JC — Nas suas redes sociais você vem postando pequenos vídeos, pílulas audiovisuais relacionadas ao livro. E em julho deste ano você lançou um curta para a série Plano Piloto, da plataforma O Ovo. Qual a importância desse diálogo entre cinema e literatura no seu projeto artístico?

SIDNEY — É mais do que um diálogo, é uma extensão da narrativa. Durante esses dez anos venho definindo com cautela essa hibridização na minha obra. Meus roteiros que viraram filmes, como Gerônimo, (direção de Anny Stone), são parte dessa natureza híbrida.
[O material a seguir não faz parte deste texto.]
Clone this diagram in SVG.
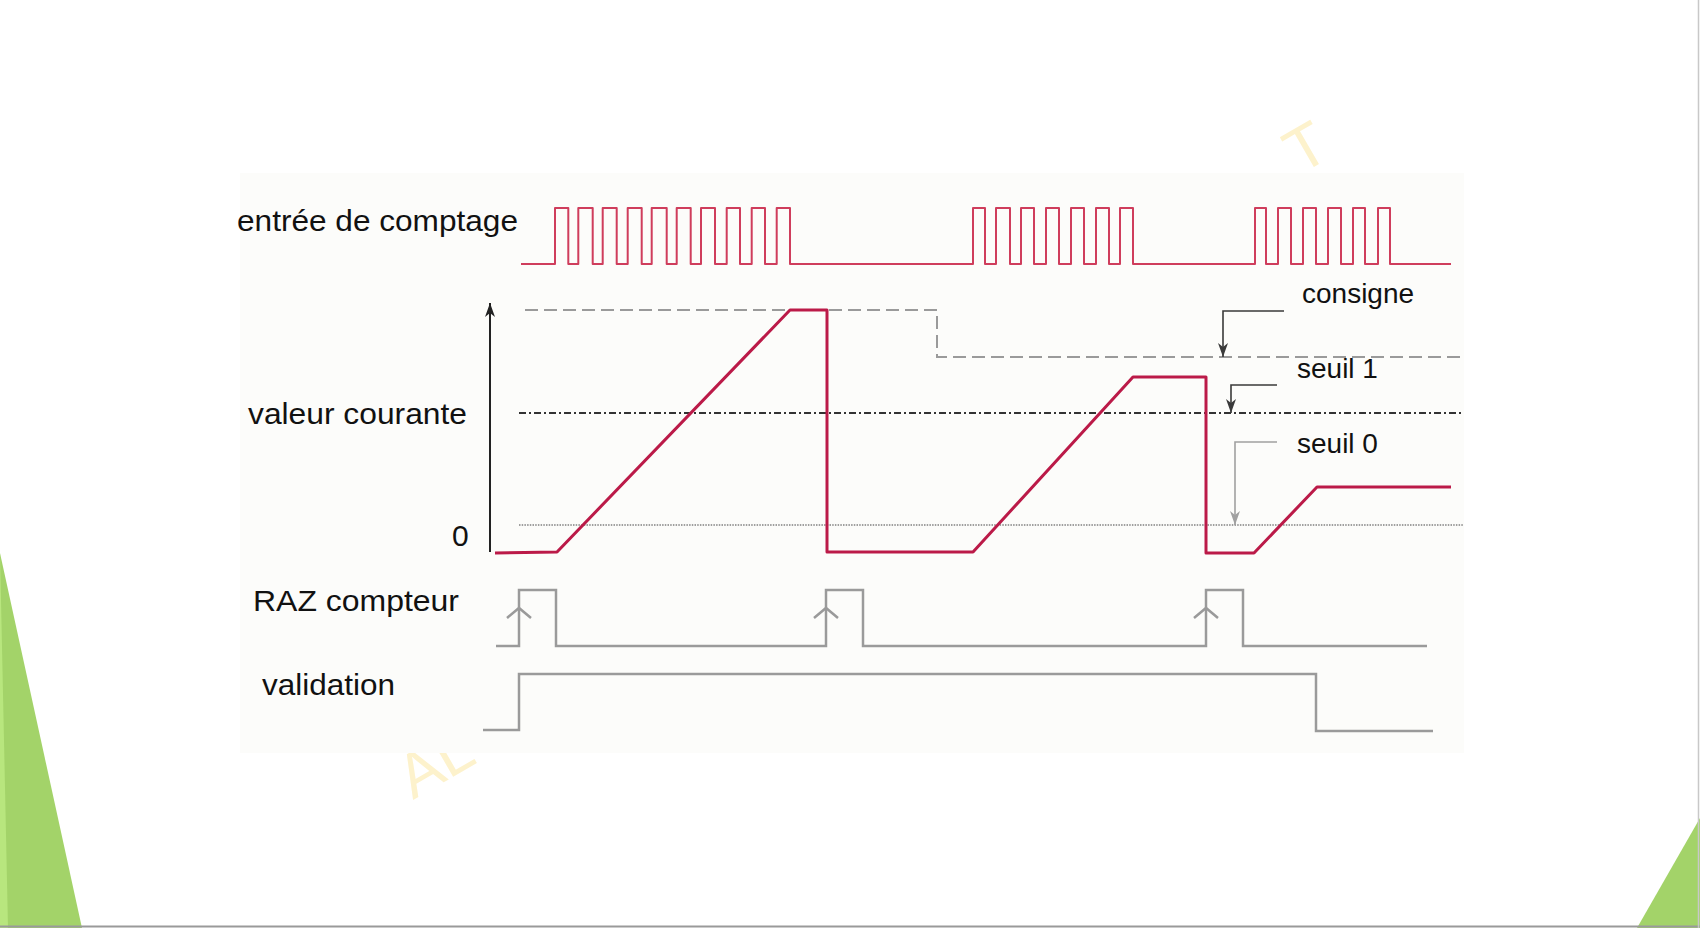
<svg xmlns="http://www.w3.org/2000/svg" width="1700" height="928" viewBox="0 0 1700 928">
<style>
  .lbl { font-family: "Liberation Sans", Arial, sans-serif; font-size: 28px; fill: #111; }
  .lbl-l { font-family: "Liberation Sans", Arial, sans-serif; font-size: 30px; fill: #111; }
  .wm { font-family: "Liberation Sans", Arial, sans-serif; font-size: 62px; fill: #fdf2cc; }
  .pulse { fill: none; stroke: #cf3d5c; stroke-width: 2; stroke-linejoin: round; }
  .value { fill: none; stroke: #bb1a48; stroke-width: 3; stroke-linejoin: round; }
  .consigne { fill: none; stroke: #9a9a9a; stroke-width: 2; stroke-dasharray: 13 6; }
  .seuil1 { fill: none; stroke: #333; stroke-width: 2; stroke-dasharray: 7 3 2 3; }
  .seuil0 { fill: none; stroke: #808080; stroke-width: 1.6; stroke-dasharray: 1.5 1.2; }
  .logic { fill: none; stroke: #9a9a9a; stroke-width: 2.5; stroke-linejoin: miter; }
  .callout { fill: none; stroke: #3a3a3a; stroke-width: 1.6; }
  .callout-light { fill: none; stroke: #a0a0a0; stroke-width: 1.6; }
</style>
<defs>
  <marker id="ah" markerUnits="userSpaceOnUse" markerWidth="14" markerHeight="10" viewBox="0 0 14 10" refX="14" refY="5" orient="auto">
    <path d="M0,0 L14,5 L0,10 L4,5 Z" fill="#3a3a3a"/>
  </marker>
  <marker id="ahl" markerUnits="userSpaceOnUse" markerWidth="14" markerHeight="10" viewBox="0 0 14 10" refX="14" refY="5" orient="auto">
    <path d="M0,0 L14,5 L0,10 L4,5 Z" fill="#a0a0a0"/>
  </marker>
  <marker id="axis" markerUnits="userSpaceOnUse" markerWidth="14" markerHeight="10" viewBox="0 0 14 10" refX="14" refY="5" orient="auto">
    <path d="M0,0 L14,5 L0,10 L4,5 Z" fill="#222"/>
  </marker>
</defs>

<!-- slide background -->
<rect x="0" y="0" width="1700" height="928" fill="#ffffff"/>
<g id="slide-decor">
  <polygon points="0,553 82,928 0,928" fill="#a3d369"/>
  <polygon points="0,553 8,928 0,928" fill="#b8e67e"/>
  <polygon points="1700,818 1637,928 1700,928" fill="#a3d369"/>
  <line x1="0" y1="926.5" x2="1700" y2="926.5" stroke="#9a9a9a" stroke-width="2"/>
  <line x1="1698.5" y1="0" x2="1698.5" y2="928" stroke="#c8c8c8" stroke-width="1.5"/>
</g>
<g id="watermark">
  <text class="wm" x="413" y="800" transform="rotate(-30 413 800)">AL</text>
  <text class="wm" x="1300" y="175" transform="rotate(-30 1300 175)">T</text>
</g>

<!-- diagram image area -->
<rect id="diagram-bg" x="240" y="173" width="1224" height="580" fill="#fcfcfa"/>

<g id="labels">
  <text class="lbl-l" x="237" y="231" textLength="281" lengthAdjust="spacingAndGlyphs">entrée de comptage</text>
  <text class="lbl-l" x="248" y="424" textLength="219" lengthAdjust="spacingAndGlyphs">valeur courante</text>
  <text class="lbl-l" x="452" y="546">0</text>
  <text class="lbl-l" x="253" y="611" textLength="206" lengthAdjust="spacingAndGlyphs">RAZ compteur</text>
  <text class="lbl-l" x="262" y="695" textLength="133" lengthAdjust="spacingAndGlyphs">validation</text>
  <text class="lbl" x="1302" y="303">consigne</text>
  <text class="lbl" x="1297" y="378">seuil 1</text>
  <text class="lbl" x="1297" y="453">seuil 0</text>
</g>

<g id="entree-comptage">
  <path class="pulse" d="M521,264 H555 V208 H568.3 V264 H578.3 V208 H592.7 V264 H602.7 V208 H616.7 V264 H627.7 V208 H641.7 V264 H651.7 V208 H666.7 V264 H676.7 V208 H690.7 V264 H701 V208 H715 V264 H726.7 V208 H740 V264 H751.7 V208 H765 V264 H776.7 V208 H790 V264 H973 V208 H985 V264 H996 V208 H1010 V264 H1021 V208 H1034 V264 H1046 V208 H1059 V264 H1071 V208 H1084 V264 H1096 V208 H1109 V264 H1120 V208 H1133 V264 H1255 V208 H1266 V264 H1278 V208 H1291 V264 H1303 V208 H1316 V264 H1328 V208 H1341 V264 H1353 V208 H1365 V264 H1378 V208 H1390 V264 H1451"/>
</g>

<g id="valeur-courante">
  <line x1="490" y1="552" x2="490" y2="303" stroke="#222" stroke-width="2" marker-end="url(#axis)"/>
  <path class="consigne" d="M525,310 H937 V357 H1463"/>
  <line class="seuil1" x1="519" y1="413" x2="1463" y2="413"/>
  <line class="seuil0" x1="519" y1="525" x2="1463" y2="525"/>
  <path class="value" d="M495,553 L557,552 L790,310 L827,310 L827,552 L973,552 L1133,377 L1206,377 L1206,553 L1254,553 L1317,487 L1451,487"/>
</g>

<g id="connectors">
  <polyline class="callout" points="1284,311 1223,311 1223,357" marker-end="url(#ah)"/>
  <polyline class="callout" points="1277,385 1231,385 1231,413" marker-end="url(#ah)"/>
  <polyline class="callout-light" points="1277,442 1235,442 1235,525" marker-end="url(#ahl)"/>
</g>

<g id="raz-compteur">
  <path class="logic" d="M496,646 H519 V590 H556 V646 H826 V590 H863 V646 H1206 V590 H1243 V646 H1427"/>
  <polyline class="logic" points="507,618 519,608 531,618"/>
  <polyline class="logic" points="814,618 826,608 838,618"/>
  <polyline class="logic" points="1194,618 1206,608 1218,618"/>
</g>

<g id="validation">
  <path class="logic" d="M483,730 H519 V674 H1316 V731 H1433"/>
</g>
</svg>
Acontece isso também no meu teatro, que pode ser facilmente incluído nessa névoa que é Cromane, o que venho produzindo no audiovisual serve igualmente como ponto de interesse. Ou seja, nesses exemplos que você cita e em outros continuo sendo escritor, com obra work in progress, disposto a alterações de toda ordem & desordem.